Police opened fire and killed one student after a demonstration in Darfur’s main university against government restrictions on political activity, witnesses say. A wave of small anti-government protests focused in northern universities this year inspired by a popular uprising in neighbouring Egypt have been quashed by security forces and have failed to spark wider rallies among Sudan’s divided population.
Rebels in Darfur took up arms in early 2003 demanding more autonomy, prompting a brutal counter-insurgency campaign which led to the indictment of President Omar Hassan al-Bashir for war crimes and genocide in the remote west.

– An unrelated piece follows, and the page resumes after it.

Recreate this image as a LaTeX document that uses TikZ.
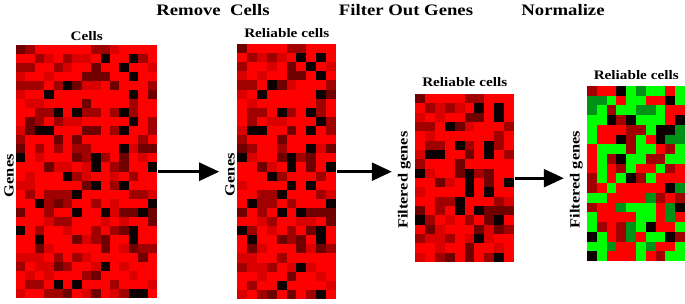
\documentclass[tikz,border=0pt]{standalone}
\usepackage{fontspec}
\setmainfont[FakeStretch=1.17]{Liberation Serif}
\usetikzlibrary{arrows.meta,positioning}

\definecolor{hmRed}{RGB}{255,0,0}
\definecolor{hmRedB}{RGB}{218,0,0}
\definecolor{hmDark}{RGB}{160,0,0}
\definecolor{hmDarker}{RGB}{112,0,0}
\definecolor{hmBlack}{RGB}{12,0,0}
\definecolor{hmGreen}{RGB}{0,255,0}
\definecolor{hmGreenD}{RGB}{0,145,25}

% colour picks, #1 in 0..99
\def\palRed#1{%
  \ifnum#1<50 \def\cellcol{hmRed}\else
  \ifnum#1<64 \def\cellcol{hmRedB}\else
  \ifnum#1<80 \def\cellcol{hmDark}\else
  \ifnum#1<90 \def\cellcol{hmDarker}\else
  \def\cellcol{hmBlack}\fi\fi\fi\fi}
\def\palNorm#1{%
  \ifnum#1<34 \def\cellcol{hmGreen}\else
  \ifnum#1<45 \def\cellcol{hmGreenD}\else
  \ifnum#1<77 \def\cellcol{hmRed}\else
  \ifnum#1<88 \def\cellcol{hmDark}\else
  \def\cellcol{hmBlack}\fi\fi\fi\fi}

% x0, y0, cell w, cell h, columns, rows, palette, value set
% a cell's value is drawn once per set and reused by later maps
\newcommand{\heatmap}[8]{%
  \foreach \hc [count=\hi] in #5{
    \foreach \hr [count=\hj] in #6{
      \ifcsname hv#8-\hc-\hr\endcsname\else
        \pgfmathrandominteger{\hv}{0}{99}%
        \expandafter\xdef\csname hv#8-\hc-\hr\endcsname{\hv}%
      \fi
      \edef\hv{\csname hv#8-\hc-\hr\endcsname}%
      \csname pal#7\endcsname{\hv}
      \fill[\cellcol] ({#1+(\hi-1)*#3},{#2+(\hj-1)*#4}) rectangle ++({#3+0.3},{#4+0.3});
    }}}

\begin{document}
\begin{tikzpicture}[x=1pt, y=-1pt]

 \tikzset{
   mat/.style={rectangle, inner sep=0pt, anchor=north west},
   head/.style={font=\bfseries\fontsize{16}{18}\selectfont, anchor=base},
   top/.style={font=\bfseries\fontsize{13}{15}\selectfont, inner sep=0pt},
   side/.style={font=\bfseries\fontsize{14}{16}\selectfont, inner sep=0pt, rotate=90, anchor=south},
   arrow/.style={-{Triangle[length=20pt, width=18pt]}, line width=2.6pt, shorten <=1pt, shorten >=6pt}
 }
 \useasboundingbox (0,0) rectangle (685,303);
 \pgfmathsetseed{23}

 % Kept columns and rows
 \def\allcols{1,...,15}
 \def\allrows{1,...,28}
 \def\keptcols{1,3,4,6,7,9,10,12,13,15}
 \def\keptrows{1,2,4,5,7,8,10,11,13,14,16,17,19,21,23,25,26,28}

 % Heat maps
 \heatmap{16}{45}{9.4}{9.036}{\allcols}{\allrows}{Red}{raw}
 \heatmap{237}{44}{9.9}{9.107}{\keptcols}{\allrows}{Red}{raw}
 \heatmap{415}{94}{9.9}{9.333}{\keptcols}{\keptrows}{Red}{raw}
 \heatmap{587}{86}{9.8}{9.72}{\keptcols}{\keptrows}{Norm}{norm}

 % Matrix frames
 \node[mat, minimum width=141pt, minimum height=253pt] (mA) at (16,45) {};
 \node[mat, minimum width=99pt, minimum height=255pt] (mB) at (237,44) {};
 \node[mat, minimum width=99pt, minimum height=168pt] (mC) at (415,94) {};
 \node[mat, minimum width=98pt, minimum height=175pt] (mD) at (587,86) {};

 % Column labels
 \node[top, above=4pt of mA] (cellsA) {Cells};
 \node[top, above=6pt of mB] (cellsB) {Reliable cells};
 \node[top, above=7pt of mC] (cellsC) {Reliable cells};
 \node[top, above=6pt of mD] (cellsD) {Reliable cells};

 % Row labels
 \node[side] (genesA) at ([xshift=-2pt, yshift=-4pt]mA.west) {Genes};
 \node[side] (genesB) at ([xshift=-2pt, yshift=-3pt]mB.west) {Genes};
 \node[side] (genesC) at ([xshift=-4pt, yshift=-2pt]mC.west) {Filtered genes};
 \node[side] (genesD) at ([xshift=-4pt, yshift=-6pt]mD.west) {Filtered genes};

 % Steps
 \node[head] (remove) at (213,15) {Remove\ \ Cells};
 \node[head] (filter) at (406,15) {Filter Out Genes};
 \node[head] (normal) at (563,15) {Normalize};

 % Arrows
 \draw[arrow] (mA.east) -- (mA.east -| genesB.north);
 \draw[arrow] (mB.east) -- (mB.east -| genesC.north);
 \draw[arrow] (mC.east) -- (mC.east -| genesD.north);

\end{tikzpicture}
\end{document}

Three witnesses told Reuters uniformed police had broken up a protest inside the university in Darfur’s main town of el-Fasher on Wednesday and that they heard gunfire. Students hurled stones at police after authorities banned all political activity in Darfur’s main universities earlier this month.
Abdallah Adam Mohamed, a student, told Reuters from el-Fasher that he had seen Darfuri student Jamal Mustafa’s body with three gunshots wounds at the hospital morgue. “There was random shooting by police forces who were inside the university,” he said, adding he had seen the clashes.
Another witness who declined to be named said he had heard shooting adding authorities closed the university on Thursday. “There were clashes between the government forces and the students and I heard live fire,” the student said.
United Nations-African Union peacekeepers (UNAMID) confirmed police clashed with students killing one person, adding they had reports that a second victim died from his injuries on Thursday.
“Six to 10 others are reportedly injured,” said UNAMID spokesman Chris Cycmanick. “The protests took place after political activity was suspended at the Universities of Nyala and El-Fasher several days ago.”
Sudanese police said in a statement that students had clashed with each other and the university security had found Mustafa lying on the ground and taken him to hospital where he later died, without specifying how.
The deaths are likely to raise tensions in Darfur’s main towns, surrounded by miserable refugee camps where some 2 million people squat after fleeing militia attacks and fighting between rebels and the army. The conflict began in 2003.
Young activists are planning further anti-government protests on March 21 in Khartoum.